August 24, 1833
24 August: Early in the morning, nice, clear weather, hot. At 7:30, [— —] °F.M35At 7:30, 77°F [25°C]. During the night a violent, gusty wind had been blowing. A guard called out that fire was consuming the pile of charcoal. Flames burst out and in a short time had completely destroyed it; thus three or four days are completely lost. Bird and most of the Piegans had crossed to the other side of the river into the area where we had recently selected the site for the new fort. Indians were at our door early and immediately wanted to smoke, especially Hotokáneheh and his wife, who always accompanies him. Several times they have taken away Indian leaves and tobacco from us. The Spaniard, Isidor Sandoval, intended to go hunting today with his companion, Loretto, both from Santa Fe, to shoot an antelope for us, but he sent out four Indians [instead] and stayed at home. The Indian who was here yesterday with his wife brought her this morning. She had painted a few red stripes on her face and was sketched. Hotokáneheh brought me a bird from the Rocky Mountains ([— —]). Bear Chief, Nínoch-Kiä́iu, came to Mr. Mitchell and announced that he was going into the neighboring area with his [tipi]. Undoubtedly he is going where most of the Piegans and Bird have gone. For the time being we have not been able to draw him, but he will return and then he must be sketched.
At twelve o’ clock, 80 1/2°F [26.9°C].[Page 2:240] It was very hot. In the afternoon several Indians arrived from the distant Piegan camp and told us their people would arrive in three days. They brought several beaver pelts to exchange. We saw several strange faces. In the heat we again had numerous annoying visitors, who were attracted by the stuffing of [the] bighorn. Mr. Bodmer sketched the young woman, who, however, simply could not maintain the same position.

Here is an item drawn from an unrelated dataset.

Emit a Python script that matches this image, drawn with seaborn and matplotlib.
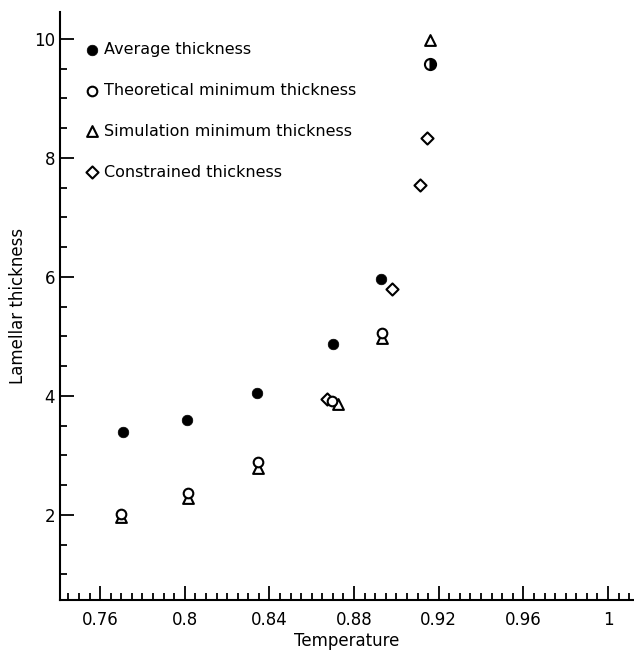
import matplotlib
matplotlib.use("Agg")
import matplotlib.pyplot as plt
from matplotlib.ticker import MultipleLocator, FixedLocator, FixedFormatter
import seaborn as sns
import pandas as pd

# ---- data ----
temp_avg = [0.771, 0.801, 0.834, 0.870, 0.8925]
thick_avg = [3.40, 3.59, 4.04, 4.87, 5.97]
temp_half = [0.9158]          # half-filled circle (average ~ theoretical)
thick_half = [9.58]
temp_theo = [0.770, 0.8013, 0.8345, 0.8694, 0.8933]
thick_theo = [2.01, 2.36, 2.88, 3.91, 5.06]
temp_sim = [0.770, 0.8013, 0.8345, 0.8725, 0.8933, 0.9158]
thick_sim = [1.97, 2.28, 2.79, 3.86, 4.98, 9.98]
temp_con = [0.8671, 0.898, 0.9111, 0.9143]
thick_con = [3.95, 5.80, 7.54, 8.34]

xtick_values = [0.76, 0.80, 0.84, 0.88, 0.92, 0.96, 1.00]
xtick_labels = ["0.76", "0.8", "0.84", "0.88", "0.92", "0.96", "1"]
ytick_values = [2, 4, 6, 8, 10]
ytick_labels = ["2", "4", "6", "8", "10"]

labels = ["Average thickness", "Theoretical minimum thickness",
          "Simulation minimum thickness", "Constrained thickness"]

sns.set_style("ticks")
plt.rcParams["font.family"] = ["DejaVu Sans"]
plt.rcParams["text.color"] = "black"
plt.rcParams["axes.labelcolor"] = "black"

fig = plt.figure(figsize=(6.34, 6.5), dpi=100)
ax = fig.add_axes([0.0946, 0.077, 0.9054, 0.9045])

df_avg = pd.DataFrame({"T": temp_avg, "L": thick_avg})
df_theo = pd.DataFrame({"T": temp_theo, "L": thick_theo})
df_sim = pd.DataFrame({"T": temp_sim, "L": thick_sim})
df_con = pd.DataFrame({"T": temp_con, "L": thick_con})

sns.scatterplot(data=df_sim, x="T", y="L", marker="^", s=60, facecolor="white",
                edgecolor="black", linewidth=1.5, ax=ax, label=labels[2], zorder=3)
sns.scatterplot(data=df_theo, x="T", y="L", marker="o", s=48, facecolor="white",
                edgecolor="black", linewidth=1.5, ax=ax, label=labels[1], zorder=4)
sns.scatterplot(data=df_con, x="T", y="L", marker="D", s=38, facecolor="white",
                edgecolor="black", linewidth=1.5, ax=ax, label=labels[3], zorder=3)
sns.scatterplot(data=df_avg, x="T", y="L", marker="o", s=58, color="black",
                edgecolor="black", linewidth=0.5, ax=ax, label=labels[0], zorder=5)
ax.plot(temp_half, thick_half, linestyle="none", marker="o", markersize=8,
        fillstyle="right", markerfacecolor="black", markerfacecoloralt="white",
        markeredgecolor="black", markeredgewidth=1.5, zorder=6)

ax.set_xlim(0.741, 1.0123)
ax.set_ylim(0.57, 10.45)

ax.xaxis.set_major_locator(FixedLocator(xtick_values))
ax.xaxis.set_major_formatter(FixedFormatter(xtick_labels))
ax.xaxis.set_minor_locator(MultipleLocator(0.005))
ax.yaxis.set_major_locator(FixedLocator(ytick_values))
ax.yaxis.set_major_formatter(FixedFormatter(ytick_labels))
ax.yaxis.set_minor_locator(MultipleLocator(0.5))

ax.tick_params(which="both", direction="in", width=1.3, labelsize=12, colors="black")
ax.tick_params(which="major", length=10)
ax.tick_params(which="minor", length=5)
ax.tick_params(axis="x", pad=8)

sns.despine(ax=ax)
for s in ["left", "bottom"]:
    ax.spines[s].set_linewidth(1.5)
    ax.spines[s].set_color("black")

ax.set_xlabel("Temperature", fontsize=12, labelpad=2)
ax.set_ylabel("Lamellar thickness", fontsize=12, labelpad=5)

handles, labs = ax.get_legend_handles_labels()
order = [labs.index(l) for l in labels]
ax.legend([handles[i] for i in order], [labs[i] for i in order],
          loc="upper left", bbox_to_anchor=(0.03, 0.96), frameon=False,
          fontsize=11.5, handletextpad=0.3, labelspacing=1.62, borderaxespad=0,
          handlelength=1.0)

fig.savefig("out.png", dpi=100)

She was ill today and had to leave repeatedly. In the evening the weather was very pleasant, but on the prairie, the mosquitoes were somewhat annoying. We went to the camp of the Piegans, where fifteen [tipis] in all were still here. A circle of Piegan women amused themselves with games. They had placed three small piles of glass beads among themselves, for which they played. One had several pebbles in her hand and moved her hands back and forth in time with the chanting. One or the other makes a guess, and this way they win or lose. We saw their quite-small children, barely a half year old, already quite brown. In the circle of about ten women, there was one without a nose.
In the cool of the evening, while sitting in front of our doors, we had a long conversation with Mr. Mitchell about the abuse of selling whiskey to the Indians, as a result of which they become bad, dissolute, [and] lazy, as well as dangerous. Then they neglect to sell the whites good hides and goods. The women, who know only too well that they will get nothing for their work—because the men immediately buy whiskey and bring nothing substantial home—tan the hides only partially and poorly. The men neglect beaver trapping and become totally dissolute and bad. In 1816, immediately after the war, the government enacted [a] law forbidding the sale of whiskey to the Indians, and only so much of this beverage was to be allowed into Indian country: [enough] so that every man who was carrying on trade with the Indians (that is, was working for the fur companies) could have enough for his own needs, estimated at a half-pint a day of whiskey, but no drink for trade. Recently this has been changed, and no whiskey at all is to be imported. The Indian agents (who are always supposed to live among the Indians), as well as all military posts, have been ordered to keep an eye on the importation of alcoholic beverages. But they not only do not live there, they [go] there [only] once a year [and] let everything go unpunished (some of them are related to the principal men in the Fur Company), and yet the government pays them very well and every year, through them, gives the Indians substantial presents. If these gentlemen did their duty, the harmful use of whiskey among the Indians could largely be controlled. In the Fort Mc Kenzie region, the law of the government of the United States [could] not be [practically] introduced, for all the Indians living up here can obtain as much whiskey as they want from the English. If they were not given any by the American Fur Company, trade would totally withdraw from here and turn to the English. Among the Mandans and the Hidatsas, there is no whiskey at all; Mr. Mc Kenzie has no supply of it there at all. Toward evening dark clouds arose, which concealed the moon (the “night-sun” of the Indians) from us.